Behavior of $f(R)$ gravity in the solar system, galaxies, and clusters

For cosmologically interesting $f(R)$ gravity models, we derive the complete set of the linearized field equations in the Newtonian gauge, under environments of the solar system, galaxies, and clusters, respectively. Based on these equations, we confirm the previous $\gamma =1/2$ solution in the solar system. However, $f(R)$ gravity models can be strongly environment dependent and the high density (comparing to the cosmological mean) solar system environment can excite a viable $\gamma =1$ solution for some $f(R)$ gravity models.
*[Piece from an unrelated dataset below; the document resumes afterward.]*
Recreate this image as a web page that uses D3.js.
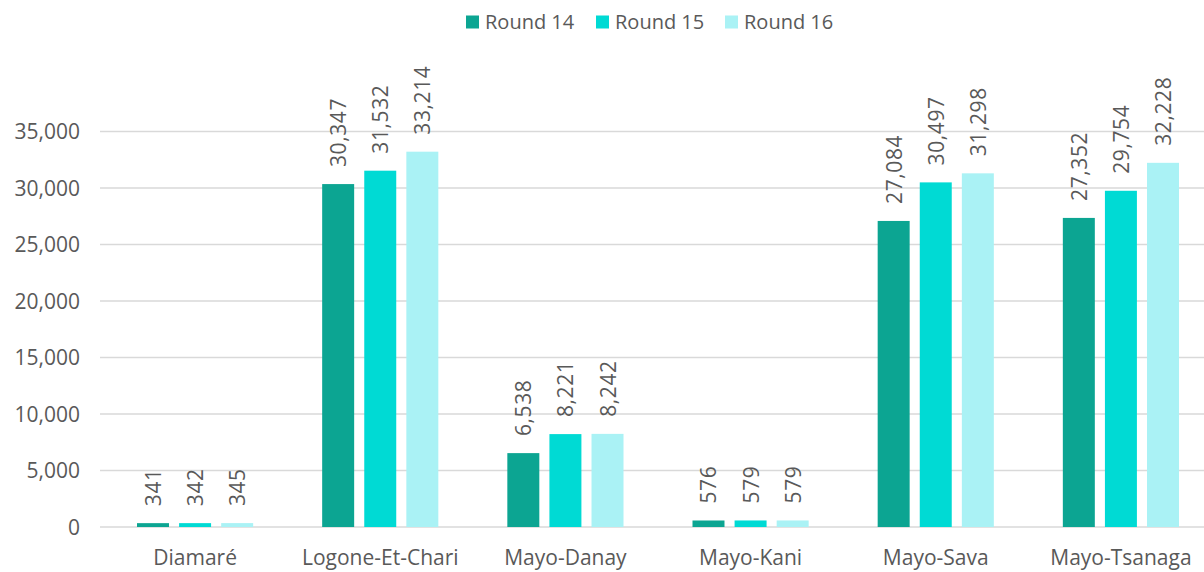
<!DOCTYPE html>
<html>
<head>
<meta charset="utf-8">
<script src="https://cdn.jsdelivr.net/npm/d3@7"></script>
<style>
  html, body { margin: 0; padding: 0; background: #fff; }
  svg { display: block; font-family: "Open Sans", "Noto Sans", sans-serif; }
</style>
</head>
<body>
<svg id="chart" width="1204" height="572"></svg>
<script>
// Departments of the Far North region
const categories = ["Diamaré", "Logone-Et-Chari", "Mayo-Danay", "Mayo-Kani", "Mayo-Sava", "Mayo-Tsanaga"];
const seriesNames = ["Round 14", "Round 15", "Round 16"];
const round14 = [341, 30347, 6538, 576, 27084, 27352];
const round15 = [342, 31532, 8221, 579, 30497, 29754];
const round16 = [345, 33214, 8242, 579, 31298, 32228];
const yTicks = [0, 5000, 10000, 15000, 20000, 25000, 30000, 35000];
const colors = ["#0ca592", "#00dad4", "#aaf2f5"];

const seriesValues = [round14, round15, round16];

const svg = d3.select("#chart");
const width = 1204, height = 572;
const plotLeft = 100, plotTop = 131.5, plotBottom = 527;

// The plot area runs slightly past the right edge of the canvas
const x0 = d3.scaleBand().domain(categories).range([102.5, 1213.5]).padding(0);
const groupPad = 34.5;
const x1 = d3.scaleBand().domain(seriesNames)
  .range([groupPad, x0.bandwidth() - groupPad]).paddingInner(0.24).paddingOuter(0);
const y = d3.scaleLinear().domain([0, 35000]).range([plotBottom, plotTop]);

const fmt = d3.format(",");
const textColor = "#595959";

// Gridlines
svg.append("g").selectAll("line").data(yTicks).join("line")
  .attr("x1", plotLeft).attr("x2", width)
  .attr("y1", d => y(d)).attr("y2", d => y(d))
  .attr("stroke", "#d9d9d9").attr("stroke-width", 1.5);

// Y axis labels
const yAxis = d3.axisLeft(y).tickValues(yTicks).tickFormat(fmt).tickSize(0).tickPadding(0);
const yg = svg.append("g").attr("transform", `translate(${plotLeft - 20},0)`).call(yAxis);
yg.select(".domain").remove();
yg.selectAll("text").attr("fill", textColor).style("font-size", "21px")
  .style("font-family", "'Open Sans', sans-serif").attr("dy", "0.35em");

// X axis labels
const xAxis = d3.axisBottom(x0).tickSize(0).tickPadding(0);
const xg = svg.append("g").attr("transform", `translate(0,${plotBottom})`).call(xAxis);
xg.select(".domain").remove();
xg.selectAll("text").attr("fill", textColor).style("font-size", "21px")
  .style("font-family", "'Open Sans', sans-serif").attr("y", 38).attr("dy", "0");

// Bars and rotated value labels
const rows = categories.map((c, i) => ({ cat: c, vals: seriesNames.map((s, j) => ({ s, j, v: seriesValues[j][i] })) }));
const groups = svg.append("g").selectAll("g").data(rows).join("g")
  .attr("transform", d => `translate(${x0(d.cat)},0)`);

groups.selectAll("rect").data(d => d.vals).join("rect")
  .attr("x", d => x1(d.s)).attr("width", x1.bandwidth())
  .attr("y", d => y(d.v)).attr("height", d => plotBottom - y(d.v))
  .attr("fill", d => colors[d.j]);

groups.selectAll("text").data(d => d.vals).join("text")
  .attr("transform", d => `translate(${x1(d.s) + x1.bandwidth() / 2 + 8},${y(d.v) - 17}) rotate(-90)`)
  .attr("text-anchor", "start")
  .attr("fill", textColor).style("font-size", "21px")
  .style("letter-spacing", "0.6px")
  .text(d => fmt(d.v));

// Legend
const legend = svg.append("g").attr("transform", "translate(466,22)");
const legendX = [0, 130, 259];
seriesNames.forEach((s, i) => {
  const g = legend.append("g").attr("transform", `translate(${legendX[i]},0)`);
  g.append("rect").attr("x", 0).attr("y", -6.5).attr("width", 13).attr("height", 13).attr("fill", colors[i]);
  g.append("text").attr("x", 19).attr("y", 0).attr("dy", "0.35em")
    .attr("fill", textColor).style("font-size", "20px").text(s);
});
</script>
</body>
</html>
Although for $f(R)\propto -1/R$, it is not the case; for $f(R)\propto -\exp (-R/{\lambda }_2{H}_0^2)$, such a $\gamma =1$ solution does exist. This solution is virtually indistinguishable from that in general relativity (GR) and the value of the associated curvature approaches the GR limit, which is much higher than the value in the $\gamma =1/2$ solution. We show that for some forms of $f(R)$ gravity, this solution is physically stable in the solar system and can smoothly connect to the surface of the Sun. The derived field equations can be applied directly to gravitational lensing of galaxies and clusters. We find that, despite a significant difference in the environments of galaxies and clusters comparing to that of the solar system, gravitational lensing of galaxies and clusters can be virtually identical to that in GR, for some forms of $f(R)$ gravity. Fortunately, galaxy rotation curve and intracluster gas pressure profile may contain valuable information to distinguish these $f(R)$ gravity models from GR.